WHAT TO PRODUCE.
Give the listing again character for character, but drop the images.
** Begin DATA SECTION **
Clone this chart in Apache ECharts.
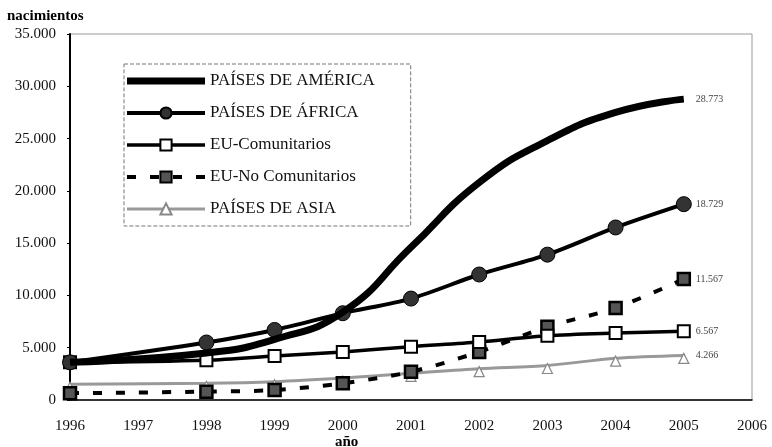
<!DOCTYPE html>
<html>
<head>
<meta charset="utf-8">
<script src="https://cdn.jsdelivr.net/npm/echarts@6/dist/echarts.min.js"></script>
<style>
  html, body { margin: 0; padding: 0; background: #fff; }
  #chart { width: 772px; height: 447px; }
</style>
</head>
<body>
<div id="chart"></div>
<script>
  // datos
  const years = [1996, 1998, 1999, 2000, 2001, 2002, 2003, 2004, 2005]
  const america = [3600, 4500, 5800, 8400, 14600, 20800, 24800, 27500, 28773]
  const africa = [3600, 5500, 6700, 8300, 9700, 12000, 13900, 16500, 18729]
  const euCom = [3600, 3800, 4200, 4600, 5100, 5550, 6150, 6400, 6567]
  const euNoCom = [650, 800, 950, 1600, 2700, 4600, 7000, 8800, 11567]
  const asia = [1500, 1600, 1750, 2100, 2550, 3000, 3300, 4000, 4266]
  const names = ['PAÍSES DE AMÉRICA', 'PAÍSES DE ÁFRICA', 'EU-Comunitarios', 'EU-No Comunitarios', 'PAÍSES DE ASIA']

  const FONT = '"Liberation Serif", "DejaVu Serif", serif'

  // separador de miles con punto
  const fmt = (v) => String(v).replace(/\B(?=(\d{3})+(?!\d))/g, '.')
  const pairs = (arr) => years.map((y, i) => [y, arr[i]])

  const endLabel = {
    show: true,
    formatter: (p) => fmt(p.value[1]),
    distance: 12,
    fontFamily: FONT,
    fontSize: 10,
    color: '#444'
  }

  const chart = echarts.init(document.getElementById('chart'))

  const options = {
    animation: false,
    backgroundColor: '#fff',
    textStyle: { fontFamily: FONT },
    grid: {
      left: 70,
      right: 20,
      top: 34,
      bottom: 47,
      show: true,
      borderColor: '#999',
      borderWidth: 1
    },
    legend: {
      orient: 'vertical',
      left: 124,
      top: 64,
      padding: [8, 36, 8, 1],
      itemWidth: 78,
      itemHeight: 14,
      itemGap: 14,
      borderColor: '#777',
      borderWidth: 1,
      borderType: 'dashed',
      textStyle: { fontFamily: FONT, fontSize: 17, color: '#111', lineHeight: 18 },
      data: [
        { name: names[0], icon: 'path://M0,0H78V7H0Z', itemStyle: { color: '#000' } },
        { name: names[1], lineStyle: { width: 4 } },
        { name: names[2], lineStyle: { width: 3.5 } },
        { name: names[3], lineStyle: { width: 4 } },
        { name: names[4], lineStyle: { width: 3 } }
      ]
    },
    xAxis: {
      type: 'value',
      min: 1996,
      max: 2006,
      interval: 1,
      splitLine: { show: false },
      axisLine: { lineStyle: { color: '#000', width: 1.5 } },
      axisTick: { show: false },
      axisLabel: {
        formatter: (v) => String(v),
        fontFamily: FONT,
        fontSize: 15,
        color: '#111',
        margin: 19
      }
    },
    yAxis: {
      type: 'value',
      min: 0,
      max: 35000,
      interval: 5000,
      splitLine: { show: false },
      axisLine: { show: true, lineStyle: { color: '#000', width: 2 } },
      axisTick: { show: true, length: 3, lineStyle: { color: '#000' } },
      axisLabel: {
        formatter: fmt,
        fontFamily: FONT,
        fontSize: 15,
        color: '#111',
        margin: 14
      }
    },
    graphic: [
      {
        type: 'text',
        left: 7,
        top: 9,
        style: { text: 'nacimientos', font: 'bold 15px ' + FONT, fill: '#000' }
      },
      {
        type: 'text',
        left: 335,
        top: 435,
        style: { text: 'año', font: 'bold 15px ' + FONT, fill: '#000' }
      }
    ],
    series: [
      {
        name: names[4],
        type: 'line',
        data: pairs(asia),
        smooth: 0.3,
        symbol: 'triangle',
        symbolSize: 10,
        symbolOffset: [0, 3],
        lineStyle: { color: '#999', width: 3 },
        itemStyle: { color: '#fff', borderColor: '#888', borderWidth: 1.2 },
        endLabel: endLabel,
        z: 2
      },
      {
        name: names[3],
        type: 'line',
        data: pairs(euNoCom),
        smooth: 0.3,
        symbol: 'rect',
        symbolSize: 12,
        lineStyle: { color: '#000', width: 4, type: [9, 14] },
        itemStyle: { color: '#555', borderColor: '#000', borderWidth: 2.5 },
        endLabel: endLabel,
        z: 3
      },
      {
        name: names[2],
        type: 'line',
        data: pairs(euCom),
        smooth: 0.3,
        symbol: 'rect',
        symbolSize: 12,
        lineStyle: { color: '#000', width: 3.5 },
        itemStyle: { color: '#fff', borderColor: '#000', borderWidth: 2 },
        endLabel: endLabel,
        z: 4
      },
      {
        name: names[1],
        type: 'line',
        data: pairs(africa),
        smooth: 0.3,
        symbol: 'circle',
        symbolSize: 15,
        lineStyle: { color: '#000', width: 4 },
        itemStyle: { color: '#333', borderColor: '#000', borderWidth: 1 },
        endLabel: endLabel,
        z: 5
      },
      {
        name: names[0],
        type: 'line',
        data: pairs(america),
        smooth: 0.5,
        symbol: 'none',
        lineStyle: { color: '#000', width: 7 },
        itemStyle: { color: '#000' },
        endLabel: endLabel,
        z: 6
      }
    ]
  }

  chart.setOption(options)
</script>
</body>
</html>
** End DATA SECTION **
RESPONSE.
Clone this chart in Apache ECharts.
<!DOCTYPE html>
<html>
<head>
<meta charset="utf-8">
<script src="https://cdn.jsdelivr.net/npm/echarts@6/dist/echarts.min.js"></script>
<style>
  html, body { margin: 0; padding: 0; background: #fff; }
  #chart { width: 772px; height: 447px; }
</style>
</head>
<body>
<div id="chart"></div>
<script>
  // datos
  const years = [1996, 1998, 1999, 2000, 2001, 2002, 2003, 2004, 2005]
  const america = [3600, 4500, 5800, 8400, 14600, 20800, 24800, 27500, 28773]
  const africa = [3600, 5500, 6700, 8300, 9700, 12000, 13900, 16500, 18729]
  const euCom = [3600, 3800, 4200, 4600, 5100, 5550, 6150, 6400, 6567]
  const euNoCom = [650, 800, 950, 1600, 2700, 4600, 7000, 8800, 11567]
  const asia = [1500, 1600, 1750, 2100, 2550, 3000, 3300, 4000, 4266]
  const names = ['PAÍSES DE AMÉRICA', 'PAÍSES DE ÁFRICA', 'EU-Comunitarios', 'EU-No Comunitarios', 'PAÍSES DE ASIA']

  const FONT = '"Liberation Serif", "DejaVu Serif", serif'

  // separador de miles con punto
  const fmt = (v) => String(v).replace(/\B(?=(\d{3})+(?!\d))/g, '.')
  const pairs = (arr) => years.map((y, i) => [y, arr[i]])

  const endLabel = {
    show: true,
    formatter: (p) => fmt(p.value[1]),
    distance: 12,
    fontFamily: FONT,
    fontSize: 10,
    color: '#444'
  }

  const chart = echarts.init(document.getElementById('chart'))

  const options = {
    animation: false,
    backgroundColor: '#fff',
    textStyle: { fontFamily: FONT },
    grid: {
      left: 70,
      right: 20,
      top: 34,
      bottom: 47,
      show: true,
      borderColor: '#999',
      borderWidth: 1
    },
    legend: {
      orient: 'vertical',
      left: 124,
      top: 64,
      padding: [8, 36, 8, 1],
      itemWidth: 78,
      itemHeight: 14,
      itemGap: 14,
      borderColor: '#777',
      borderWidth: 1,
      borderType: 'dashed',
      textStyle: { fontFamily: FONT, fontSize: 17, color: '#111', lineHeight: 18 },
      data: [
        { name: names[0], icon: 'path://M0,0H78V7H0Z', itemStyle: { color: '#000' } },
        { name: names[1], lineStyle: { width: 4 } },
        { name: names[2], lineStyle: { width: 3.5 } },
        { name: names[3], lineStyle: { width: 4 } },
        { name: names[4], lineStyle: { width: 3 } }
      ]
    },
    xAxis: {
      type: 'value',
      min: 1996,
      max: 2006,
      interval: 1,
      splitLine: { show: false },
      axisLine: { lineStyle: { color: '#000', width: 1.5 } },
      axisTick: { show: false },
      axisLabel: {
        formatter: (v) => String(v),
        fontFamily: FONT,
        fontSize: 15,
        color: '#111',
        margin: 19
      }
    },
    yAxis: {
      type: 'value',
      min: 0,
      max: 35000,
      interval: 5000,
      splitLine: { show: false },
      axisLine: { show: true, lineStyle: { color: '#000', width: 2 } },
      axisTick: { show: true, length: 3, lineStyle: { color: '#000' } },
      axisLabel: {
        formatter: fmt,
        fontFamily: FONT,
        fontSize: 15,
        color: '#111',
        margin: 14
      }
    },
    graphic: [
      {
        type: 'text',
        left: 7,
        top: 9,
        style: { text: 'nacimientos', font: 'bold 15px ' + FONT, fill: '#000' }
      },
      {
        type: 'text',
        left: 335,
        top: 435,
        style: { text: 'año', font: 'bold 15px ' + FONT, fill: '#000' }
      }
    ],
    series: [
      {
        name: names[4],
        type: 'line',
        data: pairs(asia),
        smooth: 0.3,
        symbol: 'triangle',
        symbolSize: 10,
        symbolOffset: [0, 3],
        lineStyle: { color: '#999', width: 3 },
        itemStyle: { color: '#fff', borderColor: '#888', borderWidth: 1.2 },
        endLabel: endLabel,
        z: 2
      },
      {
        name: names[3],
        type: 'line',
        data: pairs(euNoCom),
        smooth: 0.3,
        symbol: 'rect',
        symbolSize: 12,
        lineStyle: { color: '#000', width: 4, type: [9, 14] },
        itemStyle: { color: '#555', borderColor: '#000', borderWidth: 2.5 },
        endLabel: endLabel,
        z: 3
      },
      {
        name: names[2],
        type: 'line',
        data: pairs(euCom),
        smooth: 0.3,
        symbol: 'rect',
        symbolSize: 12,
        lineStyle: { color: '#000', width: 3.5 },
        itemStyle: { color: '#fff', borderColor: '#000', borderWidth: 2 },
        endLabel: endLabel,
        z: 4
      },
      {
        name: names[1],
        type: 'line',
        data: pairs(africa),
        smooth: 0.3,
        symbol: 'circle',
        symbolSize: 15,
        lineStyle: { color: '#000', width: 4 },
        itemStyle: { color: '#333', borderColor: '#000', borderWidth: 1 },
        endLabel: endLabel,
        z: 5
      },
      {
        name: names[0],
        type: 'line',
        data: pairs(america),
        smooth: 0.5,
        symbol: 'none',
        lineStyle: { color: '#000', width: 7 },
        itemStyle: { color: '#000' },
        endLabel: endLabel,
        z: 6
      }
    ]
  }

  chart.setOption(options)
</script>
</body>
</html>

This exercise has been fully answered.